What the collections have actually looked like
The Spring/Summer 2024 collection gave the partnership a more grounded uniform. Hickory stripes, chambray fabrics and neon accent colors pushed the line toward workwear rather than runway drama, which fit the project’s practical streak. There is a reason those materials land: hickory stripe and chambray carry the visual language of utility, then BAPE’s color instincts kick in just enough to keep the clothes from going flat.
Fall/Winter 2024 broadened the palette without abandoning the formula. The capsule included T-shirts, long-sleeve tees, hoodies, crewneck sweatshirts, denim pants, stuffed animals, Cowichan knits and knitted caps. That mix says a lot about the collaboration’s reach. It can move from easy layering pieces to collectible accessories and knitwear without losing its identity, and the stuffed animals add just enough oddness to remind you that COMME des GARÇONS still likes a wink inside the wardrobe logic.
The 2025 anniversary drop raised the stakes
The fifth-anniversary collection, released on April 29, 2025, was exclusive to COMME des GARÇONS Osaka. That local exclusivity gave the project a sharper sense of place, which is a useful antidote to the endless sameness of global sneaker and streetwear releases. It was not just another capsule floating through the internet; it belonged to a specific store, a specific city and a specific anniversary.

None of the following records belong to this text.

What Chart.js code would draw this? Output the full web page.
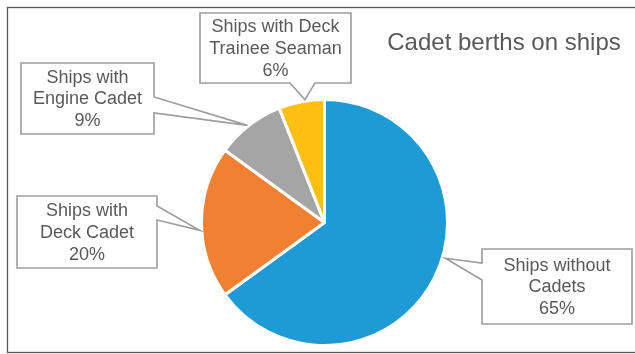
<!DOCTYPE html>
<html>
<head>
<meta charset="utf-8">
<script src="https://cdn.jsdelivr.net/npm/chart.js@4/dist/chart.umd.min.js"></script>
<style>
  html, body { margin: 0; padding: 0; background: #fff; }
  #wrap { width: 635px; height: 354px; position: relative; }
</style>
</head>
<body>
<div id="wrap"><canvas id="piechart"></canvas></div>
<script>
// data
const categories = [
    ['Ships without', 'Cadets'],
    ['Ships with', 'Deck Cadet'],
    ['Ships with', 'Engine Cadet'],
    ['Ships with Deck', 'Trainee Seaman']
];
const shares = [65, 20, 9, 6];
const colors = ['#1e9ad6', '#f28033', '#a5a5a5', '#fdbf12'];

// callout boxes: rect, the side carrying the pointer, pointer base along that side,
// and where on the slice (fraction of its angle) the pointer tip sits
const callouts = [
    { x: 482, y: 249, w: 150, h: 75, side: 'left',   b0: 14, b1: 31, frac: 0.455, gap: 3 },
    { x: 17,  y: 196, w: 140, h: 72, side: 'right',  b0: 10, b1: 24, frac: 0.45,  gap: 2 },
    { x: 21,  y: 63,  w: 133, h: 71, side: 'right',  b0: 34, b1: 50, frac: 0.48,  gap: 1 },
    { x: 200, y: 13,  w: 151, h: 70, side: 'bottom', b0: 90, b1: 115, frac: 0.58, gap: 1.5 }
];

const FONT = '"Liberation Sans", Arial, sans-serif';

const frame = {
    id: 'frame',
    beforeDraw(chart) {
        const ctx = chart.ctx;
        ctx.save();
        ctx.strokeStyle = '#595959';
        ctx.lineWidth = 1.3;
        ctx.strokeRect(7.5, 7.5, 640, 345);
        ctx.fillStyle = '#595959';
        ctx.font = '24px ' + FONT;
        ctx.textAlign = 'center';
        ctx.textBaseline = 'middle';
        ctx.fillText('Cadet berths on ships', 504, 43);
        ctx.restore();
    }
};

const calloutPlugin = {
    id: 'callouts',
    afterDatasetsDraw(chart) {
        const ctx = chart.ctx;
        const arcs = chart.getDatasetMeta(0).data;
        ctx.save();
        callouts.forEach((c, i) => {
            const arc = arcs[i];
            const a = arc.startAngle + c.frac * (arc.endAngle - arc.startAngle);
            const r = arc.outerRadius + c.gap;
            const tx = arc.x + r * Math.cos(a);
            const ty = arc.y + r * Math.sin(a);
            const L = c.x, T = c.y, R = c.x + c.w, B = c.y + c.h;

            ctx.beginPath();
            ctx.moveTo(L, T);
            ctx.lineTo(R, T);
            if (c.side === 'right') {
                ctx.lineTo(R, T + c.b0);
                ctx.lineTo(tx, ty);
                ctx.lineTo(R, T + c.b1);
            }
            ctx.lineTo(R, B);
            if (c.side === 'bottom') {
                ctx.lineTo(L + c.b1, B);
                ctx.lineTo(tx, ty);
                ctx.lineTo(L + c.b0, B);
            }
            ctx.lineTo(L, B);
            if (c.side === 'left') {
                ctx.lineTo(L, T + c.b1);
                ctx.lineTo(tx, ty);
                ctx.lineTo(L, T + c.b0);
            }
            ctx.closePath();
            ctx.fillStyle = '#ffffff';
            ctx.fill();
            ctx.strokeStyle = '#9d9d9d';
            ctx.lineWidth = 1.6;
            ctx.stroke();

            const lines = categories[i].concat([shares[i] + '%']);
            const lh = 21.7;
            const cx = L + c.w / 2;
            const cy = T + c.h / 2 + 1;
            ctx.fillStyle = '#595959';
            ctx.font = '18px ' + FONT;
            ctx.textAlign = 'center';
            ctx.textBaseline = 'middle';
            lines.forEach((ln, k) => {
                ctx.fillText(ln, cx, cy + (k - (lines.length - 1) / 2) * lh);
            });
        });
        ctx.restore();
    }
};

let chart1 = document.getElementById('piechart').getContext('2d');

let PieChart = new Chart(chart1, {
    type: 'pie',
    data: {
        labels: categories,
        datasets: [{
            data: shares,
            backgroundColor: colors,
            borderColor: '#ffffff',
            borderWidth: 3
        }]
    },
    options: {
        responsive: true,
        maintainAspectRatio: false,
        animation: false,
        events: [],
        layout: {
            padding: { top: 98, bottom: 7, left: 200, right: 186 }
        },
        plugins: {
            legend: { display: false },
            tooltip: { enabled: false },
            title: { display: false }
        }
    },
    plugins: [frame, calloutPlugin]
});
</script>
</body>
</html>
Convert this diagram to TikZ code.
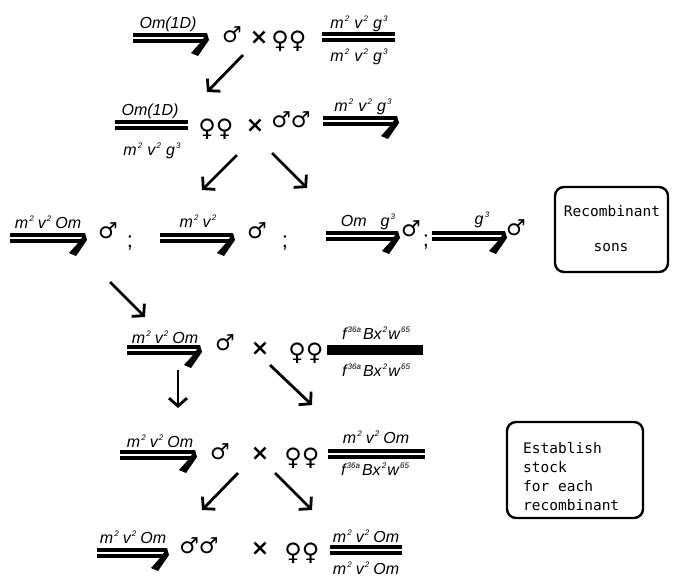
\documentclass[tikz,border=0pt]{standalone}
\usepackage{fontspec}
\setmainfont{Liberation Sans}
\newfontfamily\symf{DejaVu Sans}
\newfontfamily\boxf{DejaVu Sans Mono}
\usetikzlibrary{arrows.meta}
\newcommand\supx[1]{\kern1.2pt\raisebox{7pt}{\fontsize{8}{8}\selectfont #1}}
\newcommand\mvg{m\supx{2}\hspace{5pt}v\supx{2}\hspace{5pt}g\supx{3}}
\newcommand\mvo{m\supx{2}\hspace{4pt}v\supx{2}\hspace{4pt}Om}
\newcommand\fbw{f\supx{36a}\hspace{2pt}Bx\supx{2}\hspace{1pt}w\supx{65}}
\newcommand\dbar[3]{%
  \fill (#1,#3-5) rectangle (#2,#3+5);
  \draw[white, line width=1.1pt] (#1,#3) -- (#2,#3);}
\newcommand\hookbar[3]{%
  \dbar{#1}{#2}{#3}
  \fill (#2,#3-5) -- (#2+2,#3+2) -- (#2-9,#3+18) -- (#2-16,#3+15) -- (#2-7,#3+5) -- cycle;}
\begin{document}
\begin{tikzpicture}[x=1pt,y=-1pt,
  lab/.style={font=\itshape\fontsize{16}{16}\selectfont, inner sep=0, anchor=base},
  sym/.style={font=\symf\fontsize{22}{22}\selectfont, inner sep=0},
  fem/.style={font=\symf\fontsize{24}{24}\selectfont, inner sep=0},
  crs/.style={font=\symf\bfseries\fontsize{22}{22}\selectfont, inner sep=0},
  semi/.style={font=\fontsize{22}{22}\selectfont, inner sep=0},
  arr/.style={line width=2.8pt, -{Straight Barb[length=8pt,width=18pt]}},
  notebox/.style={draw, line width=2.4pt, rounded corners=9pt},
  btext/.style={font=\boxf\fontsize{14.5}{14.5}\selectfont, inner sep=0},
  boxtext/.style={btext, anchor=base west}]
\useasboundingbox (0,0) rectangle (679,579);

% ---------- Row 1
\hookbar{133}{207}{38}
\node[lab] (r1ll) at (168,28) {Om(1D)};
\node[sym] (r1m) at (232,35) {♂};
\node[crs] (r1x) at (259,38) {×};
\node[fem] (r1f) at (289,41) {♀♀};
\dbar{322}{395}{37}
\node[lab] (r1rt) at (359,28) {\mvg};
\node[lab] (r1rb) at (359,61) {\mvg};

\coordinate (a1s) at (243,55);
\coordinate (a1e) at (207,92);
\draw[arr] (a1s) -- (a1e);

% ---------- Row 2
\dbar{115}{188}{125}
\node[lab] (r2lt) at (150,115) {Om(1D)};
\node[lab] (r2lb) at (152,155) {\mvg};
\node[fem] (r2f) at (216,129) {♀♀};
\node[crs] (r2x) at (255,126) {×};
\node[sym] (r2m) at (291,120) {♂♂};
\hookbar{323}{397}{121}
\node[lab] (r2rt) at (363,111) {\mvg};

\coordinate (a2s) at (237,155);
\coordinate (a2e) at (202,190);
\coordinate (a3s) at (272,153);
\coordinate (a3e) at (307,188);
\draw[arr] (a2s) -- (a2e);
\draw[arr] (a3s) -- (a3e);

% ---------- Row 3
\hookbar{10}{85}{238}
\node[lab] (r3l1) at (48,228) {\mvo};
\node[sym] (r3m1) at (108,231) {♂};
\node[semi] (r3s1) at (130,243) {;};
\hookbar{160}{233}{238}
\node[lab] (r3l2) at (198,227) {m\supx{2}\hspace{4pt}v\supx{2}};
\node[sym] (r3m2) at (257,231) {♂};
\node[semi] (r3s2) at (285,243) {;};
\hookbar{326}{398}{236}
\node[lab] (r3l3) at (368,226) {Om\hspace{14pt}g\supx{3}};
\node[sym] (r3m3) at (411,229) {♂};
\node[semi] (r3s3) at (426,242) {;};
\hookbar{432}{505}{236}
\node[lab] (r3l4) at (482,224) {g\supx{3}};
\node[sym] (r3m4) at (516,228) {♂};
\draw[notebox] (555,187) rectangle (668,272);
\node[btext] (rs1) at (612,211) {Recombinant};
\node[btext] (rs2) at (611,248) {sons};

\coordinate (a4s) at (110,282);
\coordinate (a4e) at (145,317);
\draw[arr] (a4s) -- (a4e);

% ---------- Row 4
\hookbar{127}{200}{350}
\node[lab] (r4l) at (165,343) {\mvo};
\node[sym] (r4m) at (225,343) {♂};
\node[crs] (r4x) at (260,349) {×};
\node[fem] (r4f) at (306,353) {♀♀};
\fill (327,345) rectangle (423,355);
\node[lab] (r4rt) at (376,339) {\fbw};
\node[lab] (r4rb) at (376,376) {\fbw};

\coordinate (a5s) at (178,370);
\coordinate (a5e) at (178,408);
\coordinate (a6s) at (270,365);
\coordinate (a6e) at (312,405);
\draw[arr] (a5s) -- (a5e);
\draw[arr] (a6s) -- (a6e);

% ---------- Row 5
\hookbar{120}{195}{455}
\node[lab] (r5l) at (160,447) {\mvo};
\node[sym] (r5m) at (220,452) {♂};
\node[crs] (r5x) at (260,454) {×};
\node[fem] (r5f) at (302,458) {♀♀};
\dbar{328}{425}{454}
\node[lab] (r5rt) at (376,443) {\mvo};
\node[lab] (r5rb) at (375,475) {\fbw};
\draw[notebox] (507,422) rectangle (643,518);
\node[boxtext] (e1) at (523,453) {Establish};
\node[boxtext] (e2) at (523,472) {stock};
\node[boxtext] (e3) at (523,491) {for each};
\node[boxtext] (e4) at (523,510) {recombinant};

\coordinate (a7s) at (238,473);
\coordinate (a7e) at (202,510);
\coordinate (a8s) at (275,473);
\coordinate (a8e) at (312,510);
\draw[arr] (a7s) -- (a7e);
\draw[arr] (a8s) -- (a8e);

% ---------- Row 6
\hookbar{97}{167}{553}
\node[lab] (r6l) at (133,543) {\mvo};
\node[sym] (r6m) at (199,546) {♂♂};
\node[crs] (r6x) at (260,549) {×};
\node[fem] (r6f) at (302,553) {♀♀};
\dbar{330}{402}{550}
\node[lab] (r6rt) at (366,542) {\mvo};
\node[lab] (r6rb) at (366,574) {\mvo};
\end{tikzpicture}
\end{document}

The headline item was the BAPE STA, priced at ¥36,300. Related apparel and accessories ranged from ¥3,850 to ¥37,400, which places the collection in the broad middle of today’s premium streetwear market rather than in the wildly inflated territory some hype collabs occupy. The price spread also matters because it shows the collaboration is built for different entry points, from relatively accessible accessories to a sneaker that signals the anniversary without turning absurdly expensive.

If you are reading this as a buyer, the BAPE STA is the clearest collector play, while the apparel is where the collaboration’s everyday value shows up. The shoe carries the status, but the clothing tells you more about the design relationship: repeatable graphics, wearable shapes and a steady preference for pieces that can enter a closet instead of just a display shelf. That balance is why the drop feels sharper than many more expensive collaborations that rely entirely on novelty.
Why the relative quiet makes it more credible
The collaboration’s lower profile is not a weakness. It is evidence that COMME des GARÇONS and BAPE are not depending on constant noise to keep the relationship alive. In an era when many fashion partnerships are designed to dominate a single news cycle, this one has done the rarer thing: it has built continuity, from the Osaka shop-in-shop in April 2020 to seasonal releases through 2024 and into a fifth-anniversary moment in 2025.
That is why the collab deserves more attention now, not less. It proves that credibility in streetwear does not have to come from volume; it can come from repetition, clarity and a design language that refuses to panic for attention. When two Japanese giants keep a collaboration in motion this steadily, the quiet stops looking accidental and starts looking like confidence.